Despite gloomy economy, malaria deaths can still be halted by 2015 – UN official

29 September 2010
A communal malaria test, Khanh Phu, Viet Nam

Despite the tough global economy, new commitments by governments give hope that deaths from malaria, which now kills some 1 million people around the world every year, can be eliminated by the target date of 2015, a senior United Nations official said today.

“With these kinds of commitments, the fact that we can see our way to the finishing line in 2015 to end deaths from malaria could be one of those major, major stories of… the early 21st century,” Assistant Secretary-General for Policy Planning Robert Orr told a news briefing in an overview of the achievements of last week’s Millennium Development Goals (MDGs) Summit and the ongoing General Assembly’s annual session.

He cited major increases in commitments already made by France, Canada, Norway and Japan to the UN-backed Global Fund to Fight HIV/AIDS, Tuberculosis and Malaria ahead of its replenishment conference, which Secretary-General Ban Ki-moon will chair in New York next week, and a United Kingdom pledge to triple its malaria funding to £500 million by 2014.

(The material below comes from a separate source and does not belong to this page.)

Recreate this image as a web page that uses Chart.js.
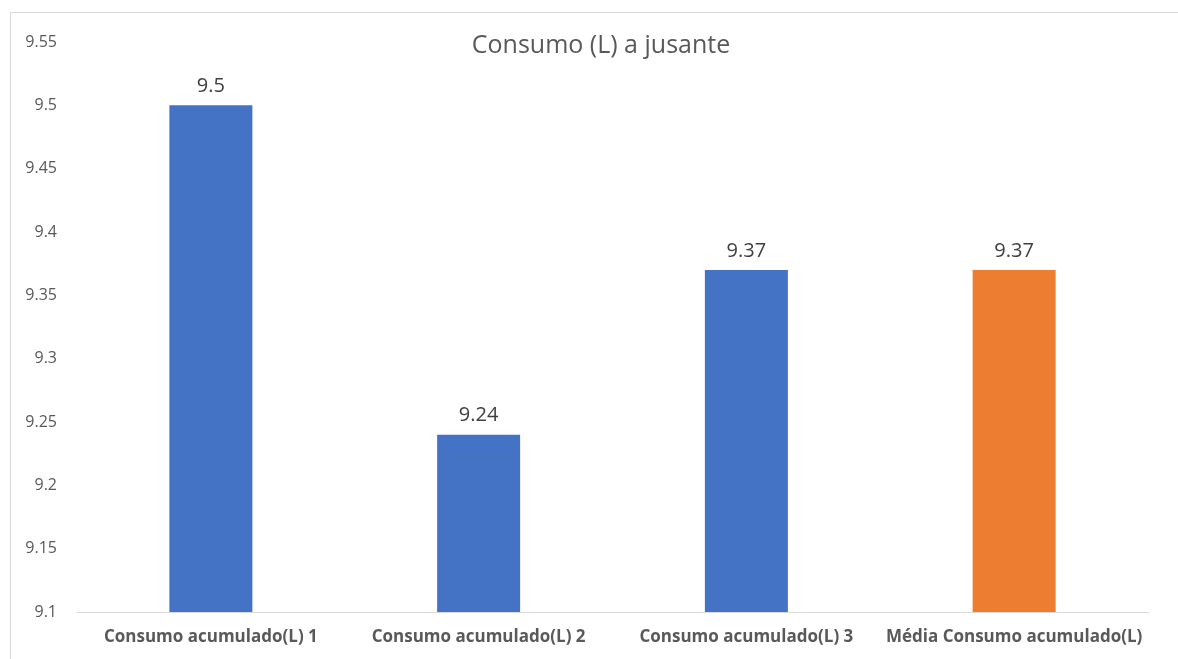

“The assumption has been that this is not only a tough environment but for the Global Fund… but that this was going to be a very tough replenishment,” he said, calling the pledges already made “some very good signs that replenishment will do quite well.”

Mr. Orr also voiced satisfaction over the MDG summit as whole, which brought together 139 heads of State or government in an effort to boost support for the ambitious targets that aim to slash extreme poverty and hunger, maternal and infant mortality, disease and lack of access to education and health services, all by 2015.

“Even six, 12 months ago, there was real doubt in many quarters that the Millennium Development Goals could gain any additional traction in this current economic environment, that governments and everyone else were hunkering down and this was not a time for renewing commitments or certainly strengthening them,” he said.

“I think the summit in that regard proved to be very encouraging,” he added, citing the “significant development” of a number of governments making additional commitments. .

Among other achievements he highlighted a meeting on climate change where “a much clearer picture” emerged on the path to the next climate conference in Cancun, Mexico, at the end of the year, with a balanced package of measures being proposed.

Nicholas Haysom, Director in the Executive Office of the Secretary-General, underscored the value of the mini-summits and more than 100 bilateral meetings that Mr. Ban held with national leaders, “to counter what a wag suggested to me that GA week is the diplomatic equivalent of speed dating in which the encounters are too brief to lose one’s virtue.”

As examples he cited a mini-summit on Sudan in which plans were discussed the consequences of the upcoming independence referendum in southern Sudan, and another on Somalia in which the UN made clear its intention to step up its presence in the war-torn country.